New research into radiation exposure is prompting Yale New Haven Health System to discontinue its longstanding policy of using lead aprons to protect reproductive organs during certain exams.

The practice of draping a lead apron over a patient’s torso and pelvis to shield reproductive organs during imaging exams began in the 1950s. However, research conducted over the past decade on changes in imaging technology, combined with a better understanding of radiation’s effects, prompted radiology professionals to reassess the practice, according to Jay Pahade, MD, Yale New Haven Health radiology medical director for Quality and Safety. 

“Medical imaging technology has made significant advances over the years, and uses much less radiation,” he said. “There is no evidence to suggest that routine X-rays taken today in a radiology department harm the reproductive organs.” 

In fact, gonadal shielding might increase radiation to the patient, said Adel Mustafa, PhD, Yale New Haven Hospital chief medical physicist.

“Data show that the radiation dose may be higher when a lead shield is used, as it can increase the radiation emitted by the X-ray machine,” he said. “Also, if the shield is not properly placed, the technologist might have to repeat the X-ray.” 

This policy change does not apply to lead shields used for other body parts, such as the breasts or the thyroid, in select radiology procedures. Gonadal shielding will continue to be used when needed during fluoroscopic exams. 

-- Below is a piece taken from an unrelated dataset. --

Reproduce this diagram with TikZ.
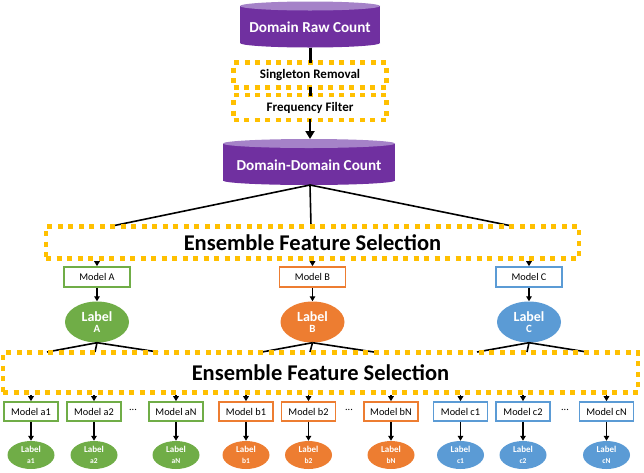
\documentclass[tikz,border=0pt]{standalone}
\usepackage{fontspec}
\setmainfont{Carlito}
\usetikzlibrary{arrows.meta,calc,shapes.geometric}
\definecolor{purp}{HTML}{7030A0}
\definecolor{purptop}{HTML}{A582C8}
\definecolor{gold}{HTML}{FFC000}
\definecolor{grn}{HTML}{70AD47}
\definecolor{org}{HTML}{ED7D31}
\definecolor{blu}{HTML}{5B9BD5}
\tikzset{
  dotbox/.style={draw=gold, line width=4.5pt, dash pattern=on 5pt off 5.5pt, rectangle, inner sep=0pt},
  modelbox/.style={draw=#1, fill=white, line width=1.6pt, rectangle, inner sep=0pt, font=\fontsize{10.3}{12}\selectfont},
  bigmodel/.style={modelbox=#1, minimum width=66pt, minimum height=20pt},
  smallmodel/.style={modelbox=#1, minimum width=54pt, minimum height=19pt},
  biglabel/.style={ellipse, fill=#1, text=white, inner sep=0pt, minimum width=64pt, minimum height=41pt, align=center, font=\bfseries},
  smalllabel/.style={ellipse, fill=#1, text=white, inner sep=0pt, minimum width=47pt, minimum height=28pt, align=center, font=\bfseries},
  conn/.style={black, line width=1.6pt},
  arr/.style={black, line width=1.4pt, -{Triangle[length=5pt,width=5.5pt]}},
  cyltext/.style={text=white, font=\fontsize{15.2}{17}\selectfont\bfseries},
  boxtext/.style={font=\fontsize{13}{15}\selectfont\bfseries},
  enstext/.style={font=\fontsize{22.5}{25}\selectfont\bfseries},
}
\begin{document}
\begin{tikzpicture}[x=1pt,y=-1pt]
\useasboundingbox (0,0) rectangle (644,472);
% cylinder 1
\fill[purp] (310,43) ellipse[x radius=70, y radius=4.5];
\fill[purp] (240,6) rectangle (380,43);
\fill[purptop] (310,6) ellipse[x radius=70, y radius=4.5];
\node[cyltext] (raw) at (310,27) {Domain Raw Count};
\coordinate (rawb) at (310,47.5);
% cylinder 2
\fill[purp] (309,180.5) ellipse[x radius=86, y radius=4.5];
\fill[purp] (223,143.5) rectangle (395,180.5);
\fill[purptop] (309,143.5) ellipse[x radius=86, y radius=4.5];
\node[cyltext] (dd) at (309,165) {Domain-Domain Count};
\coordinate (ddt) at (310,139);
\coordinate (ddb) at (310,185);

% pre-processing boxes
\node[dotbox, boxtext, minimum width=153pt, minimum height=25pt] (sing) at (310,75) {Singleton Removal};
\node[dotbox, boxtext, minimum width=153pt, minimum height=25pt] (freq) at (310,107.5) {Frequency Filter};
\draw[black, line width=3pt] (rawb) -- ([yshift=-3pt]sing.north);
\draw[black, line width=3pt] ([yshift=3pt]sing.south) -- ([yshift=-3pt]freq.north);
\draw[black, line width=2.6pt, -{Triangle[length=8pt,width=9pt]}] ([yshift=3pt]freq.south) -- (ddt);

% first ensemble
\coordinate (e1) at (112,226);
\coordinate (e2) at (311,226);
\coordinate (e3) at (512,226);
\draw[conn] (ddb) -- (e1);
\draw[conn] (ddb) -- (e2);
\draw[conn] (ddb) -- (e3);
\node[dotbox, enstext, minimum width=533pt, minimum height=32pt] (ens1) at (312.5,242.5) {Ensemble Feature Selection};

\node[bigmodel=grn] (mA) at (97,277) {Model A};
\node[bigmodel=org] (mB) at (312.5,277) {Model B};
\node[bigmodel=blu] (mC) at (529,277) {Model C};
\foreach \m in {mA,mB,mC} \draw[arr] (ens1.south -| \m) -- (\m.north);

\node[biglabel=grn] (lA) at (97,322) {\fontsize{14}{16}\selectfont Label\\[-1pt]\fontsize{11}{12}\selectfont A};
\node[biglabel=org] (lB) at (312.5,322) {\fontsize{14}{16}\selectfont Label\\[-1pt]\fontsize{11}{12}\selectfont B};
\node[biglabel=blu] (lC) at (529,322) {\fontsize{14}{16}\selectfont Label\\[-1pt]\fontsize{11}{12}\selectfont C};
\draw[arr] (mA.south) -- (lA.north);
\draw[arr] (mB.south) -- (lB.north);
\draw[arr] (mC.south) -- (lC.north);

% second-level connectors
\coordinate (ta1) at (47,352);  \coordinate (ta2) at (95,352);  \coordinate (ta3) at (158,352);
\coordinate (tb1) at (262,352); \coordinate (tb2) at (310,352); \coordinate (tb3) at (374,352);
\coordinate (tc1) at (477,352); \coordinate (tc2) at (527,352); \coordinate (tc3) at (587,352);
\foreach \t in {ta1,ta2,ta3} \draw[conn] (lA.south) -- (\t);
\foreach \t in {tb1,tb2,tb3} \draw[conn] (lB.south) -- (\t);
\foreach \t in {tc1,tc2,tc3} \draw[conn] (lC.south) -- (\t);

\node[dotbox, enstext, minimum width=635pt, minimum height=40pt] (ens2) at (320.5,372.5) {Ensemble Feature Selection};

% small models
\node[smallmodel=grn] (ma1) at (31,411.5) {Model a1};
\node[smallmodel=grn] (ma2) at (94,411.5) {Model a2};
\node[smallmodel=grn] (maN) at (176,411.5) {Model aN};
\node[smallmodel=org] (mb1) at (246,411.5) {Model b1};
\node[smallmodel=org] (mb2) at (308.5,411.5) {Model b2};
\node[smallmodel=org] (mbN) at (391,411.5) {Model bN};
\node[smallmodel=blu] (mc1) at (460.5,411.5) {Model c1};
\node[smallmodel=blu] (mc2) at (523,411.5) {Model c2};
\node[smallmodel=blu] (mcN) at (606.5,411.5) {Model cN};
\node[font=\fontsize{10.3}{12}\selectfont] (da) at (133,410) {...};
\node[font=\fontsize{10.3}{12}\selectfont] (db) at (349,410) {...};
\node[font=\fontsize{10.3}{12}\selectfont] (dc) at (565,410) {...};

\foreach \n/\c/\s in {a1/grn/a1, a2/grn/a2, aN/grn/aN, b1/org/b1, b2/org/b2, bN/org/bN, c1/blu/c1, c2/blu/c2, cN/blu/cN}{
  \node[smalllabel=\c] (l\n) at (m\n |- 0,455) {\fontsize{9}{10}\selectfont Label\\[-1pt]\fontsize{7.5}{9}\selectfont \s};
  \draw[arr] (ens2.south -| m\n) -- (m\n.north);
  \draw[arr] (m\n.south) -- (l\n.north);
}
\end{tikzpicture}
\end{document}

“The current studies on this topic strictly focus on gonadal shielding during general X-ray exams,” said David Facchini, quality and safety manager, Radiology and Biomedical Imaging. “This will likely expand in the coming years as the practice change gets more traction.” 

The gonadal shielding policy change has been implemented at YNHH and Bridgeport Hospital and will be implemented at other YNHHS sites over the next few months.

The American College of Radiology, American Association of Physicists in Medicine and National Council on Radiation Protection and Measurements support the change. A handful of other large U.S. health networks have already made the transition, with more expected across the globe over the next few years, Dr. Pahade said.